_Work instructions:_
Pictures stay out. Extract the lines below from the first one through the line with "20.2, 20.5, 20.7];", both included.

[start of Data excerpt]

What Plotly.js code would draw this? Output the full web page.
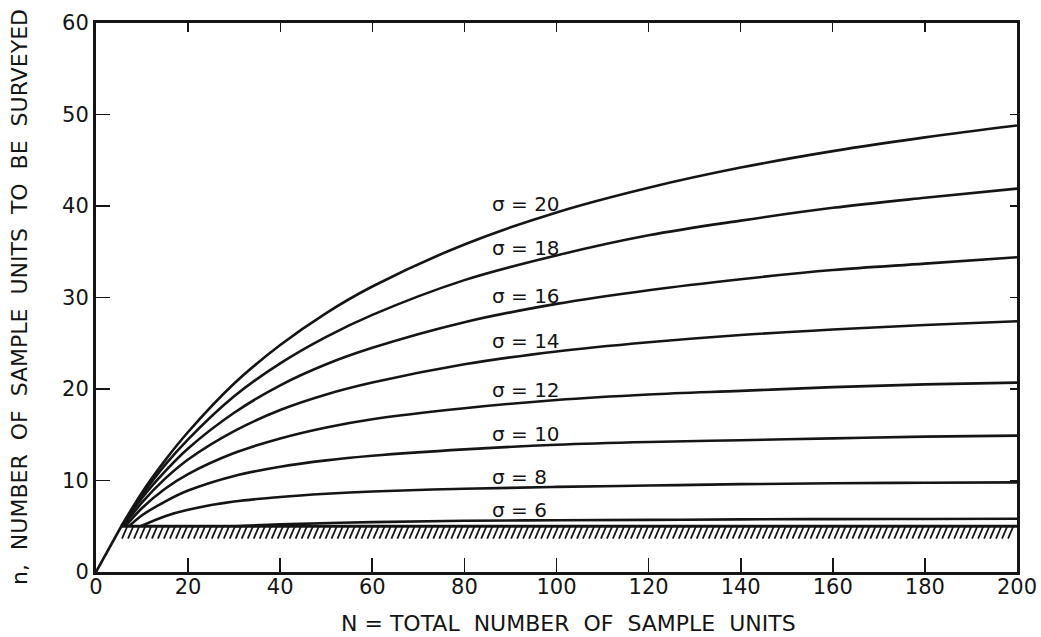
<!DOCTYPE html>
<html>
<head>
<meta charset="utf-8">
<script src="https://cdn.plot.ly/plotly-3.0.1.min.js"></script>
<style>
  html, body { margin: 0; padding: 0; background: #ffffff; }
  #chart { width: 1041px; height: 637px; }
</style>
</head>
<body>
<div id="chart"></div>
<script>
// ---- Data ----
const sigmas = [20, 18, 16, 14, 12, 10, 8, 6];

const commonStartN = [0, 5.5];
const commonStartn = [0, 5.0];

const N_s20 = [5.5, 10, 15, 20, 30, 40, 50, 60, 80, 100, 120, 140, 160, 180, 200];
const n_s20 = [5.0, 8.7, 12.2, 15.3, 20.6, 24.8, 28.3, 31.2, 35.8, 39.3, 42.0, 44.2, 46.0, 47.5, 48.8];

const N_s18 = [5.5, 10, 15, 20, 30, 40, 50, 60, 80, 100, 120, 140, 160, 180, 200];
const n_s18 = [5.0, 8.4, 11.7, 14.5, 19.2, 22.8, 25.7, 28.1, 31.9, 34.6, 36.8, 38.4, 39.8, 40.9, 41.9];

const N_s16 = [5.6, 10, 15, 20, 30, 40, 50, 60, 80, 100, 120, 140, 160, 180, 200];
const n_s16 = [5.0, 8.1, 11.0, 13.5, 17.4, 20.4, 22.7, 24.5, 27.3, 29.3, 30.8, 32.0, 33.0, 33.7, 34.4];

const N_s14 = [5.9, 10, 15, 20, 30, 40, 50, 60, 80, 100, 120, 140, 160, 180, 200];
const n_s14 = [5.0, 7.6, 10.2, 12.3, 15.4, 17.7, 19.4, 20.7, 22.7, 24.1, 25.1, 25.9, 26.5, 27.0, 27.4];

const N_s12 = [6.4, 10, 15, 20, 30, 40, 50, 60, 80, 100, 120, 140, 160, 180, 200];
const n_s12 = [5.0, 7.0, 9.1, 10.7, 13.0, 14.6, 15.8, 16.7, 17.9, 18.8, 19.4, 19.8, 20.2, 20.5, 20.7];

const N_s10 = [7.2, 10, 15, 20, 30, 40, 50, 60, 80, 100, 120, 140, 160, 180, 200];
const n_s10 = [5.0, 6.2, 7.7, 8.9, 10.5, 11.5, 12.2, 12.7, 13.4, 13.9, 14.2, 14.4, 14.6, 14.8, 14.9];

const N_s8 = [9.7, 15, 20, 30, 40, 50, 60, 80, 100, 120, 140, 160, 180, 200];
const n_s8 = [5.0, 6.1, 6.8, 7.7, 8.2, 8.55, 8.8, 9.1, 9.3, 9.45, 9.6, 9.7, 9.75, 9.8];

const N_s6 = [30, 40, 60, 80, 100, 120, 140, 160, 180, 200];
const n_s6 = [5.0, 5.2, 5.45, 5.6, 5.65, 5.7, 5.75, 5.78, 5.8, 5.82];

const minLineN = [5.5, 200];
const minLinen = [5, 5];

const labelTexts = ['σ = 20', 'σ = 18', 'σ = 16', 'σ = 14', 'σ = 12', 'σ = 10', 'σ = 8', 'σ = 6'];
const labelN = [85.5, 85.5, 85.5, 85.5, 85.5, 85.5, 85.5, 85.5];
const labeln = [40.2, 35.4, 30.2, 25.3, 19.9, 15.1, 10.4, 6.8];

const xTicks = [0, 20, 40, 60, 80, 100, 120, 140, 160, 180, 200];
const xTickText = ['0', '20', '40', '60', '80', '100', '120', '140', '160', '180', '200'];
const yTicks = [0, 10, 20, 30, 40, 50, 60];
const yTickText = ['0', '10', '20', '30', '40', '50', '60'];

const xTitle = 'N = TOTAL&nbsp; NUMBER&nbsp; OF&nbsp; SAMPLE&nbsp; UNITS';
const yTitle = 'n,&nbsp; NUMBER&nbsp; OF&nbsp; SAMPLE&nbsp; UNITS&nbsp; TO&nbsp; BE&nbsp; SURVEYED';

// ---- Build traces ----
const INK = '#151515';
const FONT = 'DejaVu Sans, sans-serif';

const curveSets = [
  [N_s20, n_s20], [N_s18, n_s18], [N_s16, n_s16], [N_s14, n_s14],
  [N_s12, n_s12], [N_s10, n_s10], [N_s8, n_s8], [N_s6, n_s6]
];

const traces = [];

traces.push({
  x: commonStartN, y: commonStartn, mode: 'lines',
  line: { color: INK, width: 2.6 }, hoverinfo: 'skip', showlegend: false
});

curveSets.forEach((c, i) => {
  traces.push({
    x: c[0], y: c[1], mode: 'lines', name: 'σ = ' + sigmas[i],
    line: { color: INK, width: 2.6, shape: 'spline', smoothing: 1.0 },
    showlegend: false
  });
});

// minimum sample line (n = 5) with hatching below it
traces.push({
  x: minLineN, y: minLinen, mode: 'lines',
  line: { color: INK, width: 3 }, hoverinfo: 'skip', showlegend: false
});

const hx = [], hy = [];
const y0 = minLinen[0];
for (let xv = minLineN[0] + 1.3; xv <= minLineN[1] - 0.2; xv += 1.3) {
  hx.push(xv, xv - 1.15, null);
  hy.push(y0, y0 - 1.35, null);
}
traces.push({
  x: hx, y: hy, mode: 'lines', connectgaps: false,
  line: { color: INK, width: 1.8 }, hoverinfo: 'skip', showlegend: false
});

// dummy trace for the mirrored (top/right) tick axes
traces.push({
  x: [0], y: [0], xaxis: 'x2', yaxis: 'y2', mode: 'markers',
  marker: { opacity: 0 }, hoverinfo: 'skip', showlegend: false
});

const annotations = labelTexts.map((t, i) => ({
  x: labelN[i], y: labeln[i], xref: 'x', yref: 'y',
  text: t, showarrow: false, xanchor: 'left', yanchor: 'middle',
  font: { family: FONT, size: 20, color: INK }
}));

annotations.push({
  xref: 'paper', yref: 'paper', x: 0.5125, y: -0.093,
  xanchor: 'center', yanchor: 'middle', showarrow: false,
  text: xTitle, font: { family: FONT, size: 22, color: INK }
});
annotations.push({
  xref: 'paper', yref: 'paper', x: -0.083, y: 0.5,
  xanchor: 'center', yanchor: 'middle', showarrow: false, textangle: -90,
  text: yTitle, font: { family: FONT, size: 22, color: INK }
});

const layout = {
  width: 1041, height: 637,
  margin: { l: 96, r: 24, t: 23, b: 65 },
  paper_bgcolor: '#ffffff', plot_bgcolor: '#ffffff',
  showlegend: false,
  font: { family: FONT, color: INK },
  xaxis: {
    range: [0, 200], tickvals: xTicks, ticktext: xTickText,
    ticks: 'inside', ticklen: 14, tickwidth: 1.6, tickcolor: INK,
    showline: true, linewidth: 3, linecolor: INK, mirror: true,
    showgrid: false, zeroline: false, ticklabelstandoff: -6,
    tickfont: { family: FONT, size: 21, color: INK },
    automargin: false
  },
  yaxis: {
    range: [0, 60], tickvals: yTicks, ticktext: yTickText,
    ticks: 'inside', ticklen: 14, tickwidth: 1.6, tickcolor: INK,
    showline: true, linewidth: 3, linecolor: INK, mirror: true,
    showgrid: false, zeroline: false,
    tickfont: { family: FONT, size: 21, color: INK },
    automargin: false
  },
  xaxis2: {
    overlaying: 'x', side: 'top', anchor: 'y', range: [0, 200],
    tickvals: [20, 40, 60, 80, 100, 120, 140, 160, 180],
    ticks: 'inside', ticklen: 9, tickwidth: 1.4, tickcolor: INK,
    showticklabels: false, showline: false, showgrid: false, zeroline: false
  },
  yaxis2: {
    overlaying: 'y', side: 'right', anchor: 'x', range: [0, 60],
    tickvals: [10, 20, 30, 40, 50],
    ticks: 'inside', ticklen: 7, tickwidth: 1.4, tickcolor: INK,
    showticklabels: false, showline: false, showgrid: false, zeroline: false
  },
  annotations: annotations
};

Plotly.newPlot('chart', traces, layout, { staticPlot: true, displayModeBar: false });
</script>
</body>
</html>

[end of Data excerpt]

_Reply to the task:_
What Plotly.js code would draw this? Output the full web page.
<!DOCTYPE html>
<html>
<head>
<meta charset="utf-8">
<script src="https://cdn.plot.ly/plotly-3.0.1.min.js"></script>
<style>
  html, body { margin: 0; padding: 0; background: #ffffff; }
  #chart { width: 1041px; height: 637px; }
</style>
</head>
<body>
<div id="chart"></div>
<script>
// ---- Data ----
const sigmas = [20, 18, 16, 14, 12, 10, 8, 6];

const commonStartN = [0, 5.5];
const commonStartn = [0, 5.0];

const N_s20 = [5.5, 10, 15, 20, 30, 40, 50, 60, 80, 100, 120, 140, 160, 180, 200];
const n_s20 = [5.0, 8.7, 12.2, 15.3, 20.6, 24.8, 28.3, 31.2, 35.8, 39.3, 42.0, 44.2, 46.0, 47.5, 48.8];

const N_s18 = [5.5, 10, 15, 20, 30, 40, 50, 60, 80, 100, 120, 140, 160, 180, 200];
const n_s18 = [5.0, 8.4, 11.7, 14.5, 19.2, 22.8, 25.7, 28.1, 31.9, 34.6, 36.8, 38.4, 39.8, 40.9, 41.9];

const N_s16 = [5.6, 10, 15, 20, 30, 40, 50, 60, 80, 100, 120, 140, 160, 180, 200];
const n_s16 = [5.0, 8.1, 11.0, 13.5, 17.4, 20.4, 22.7, 24.5, 27.3, 29.3, 30.8, 32.0, 33.0, 33.7, 34.4];

const N_s14 = [5.9, 10, 15, 20, 30, 40, 50, 60, 80, 100, 120, 140, 160, 180, 200];
const n_s14 = [5.0, 7.6, 10.2, 12.3, 15.4, 17.7, 19.4, 20.7, 22.7, 24.1, 25.1, 25.9, 26.5, 27.0, 27.4];

const N_s12 = [6.4, 10, 15, 20, 30, 40, 50, 60, 80, 100, 120, 140, 160, 180, 200];
const n_s12 = [5.0, 7.0, 9.1, 10.7, 13.0, 14.6, 15.8, 16.7, 17.9, 18.8, 19.4, 19.8, 20.2, 20.5, 20.7];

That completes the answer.